Wall Street analysts said that Nvidia’s (NVDA) recent deal with Groq offers both “offense and defense” and is strategic.
On Wednesday, Groq said it entered a non-exclusive licensing agreement with Nvidia for its inference technology. Under the agreement, Groq’s Founder Jonathan Ross, President Sunny Madra and other members of the Groq team will join Nvidia to help advance and scale the licensed technology. Reportedly, Nvidia is acquiring assets from Groq for $20B.
Cantor said Nvidia remains a top pick and reiterated its Overweight rating and $300 price target on the stock.
“On Christmas Eve, Nvidia announced the acquisition of Groq IP and talent for $20B (think “acqui-hire”). At a high level, we view this acquisition as offering both offense and defense. On the offense side, we know Nvidia has been working with Groq for specific inference acceleration. We suspect Nvidia saw real opportunities and decided it would be better for Groq to be inside Nvidia vs. external partners,” said analysts led by C.J. Muse.
The analysts also highlighted strong talent acquisition (including Groq’s CEO who was formerly a key developer of Google’s (GOOG) (GOOGL) tensor processing unit, or TPU).
For defense, the analysts said that Nvidia dominates AI training and time-based inference, and with Groq’s low-latency, energy-efficient inference, this offering inside Nvidia’s full system stack solution (and likely eventually CUDA compatible) will enable a greater share of the inference market, particularly for the next leg of the AI infrastructure build out — real time workloads like robotics and autonomy.
“Put together, we think this acquisition only enhances Nvidia’s full system stack and overall leadership in the AI market (and only widens its competitive moat),” said Muse and his team.
BofA Securities kept its Buy rating and $275 price target on Nvidia’s stock.
Analysts led by Vivek Arya said the Groq deal is surprising and expensive but strategic.

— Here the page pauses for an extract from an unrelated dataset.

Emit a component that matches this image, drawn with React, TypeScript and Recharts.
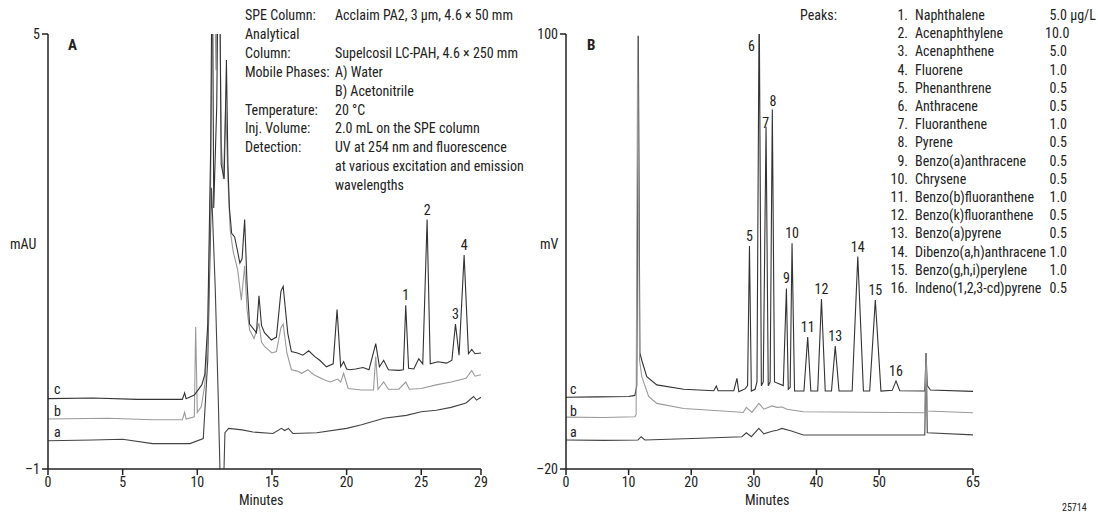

The analysts said key takeaways are — It was a surprise news, right before Christmas, and involves a different kind of hardware called language processing unit, or LPU versus Nvidia’s well-regarded graphics processing unit, or GPU, expertise/focus; and implies Nvidia’s recognition that while GPU dominated Al training, the rapid shift towards inference could require more specialized chips.
Another takeaway is that different hardware adds complication around future GPU/LPU roadmap and pricing, but would enable Nvidia to use its balance sheet and platform incumbency to add more customer choice and conceptually address competitive threats from Groq and other specialized application specific integrated circuits, or ASIC, chips.
The analysts noted that some questions remain, but potential deal is positive in the long term.
“Longer-term we think the potential Grog deal could be strategic, similar to NVDA’s Apr’20 Mellanox acquisition that is now the foundation of NVDA’s networking/Al scaling moat,” said Arya and his team.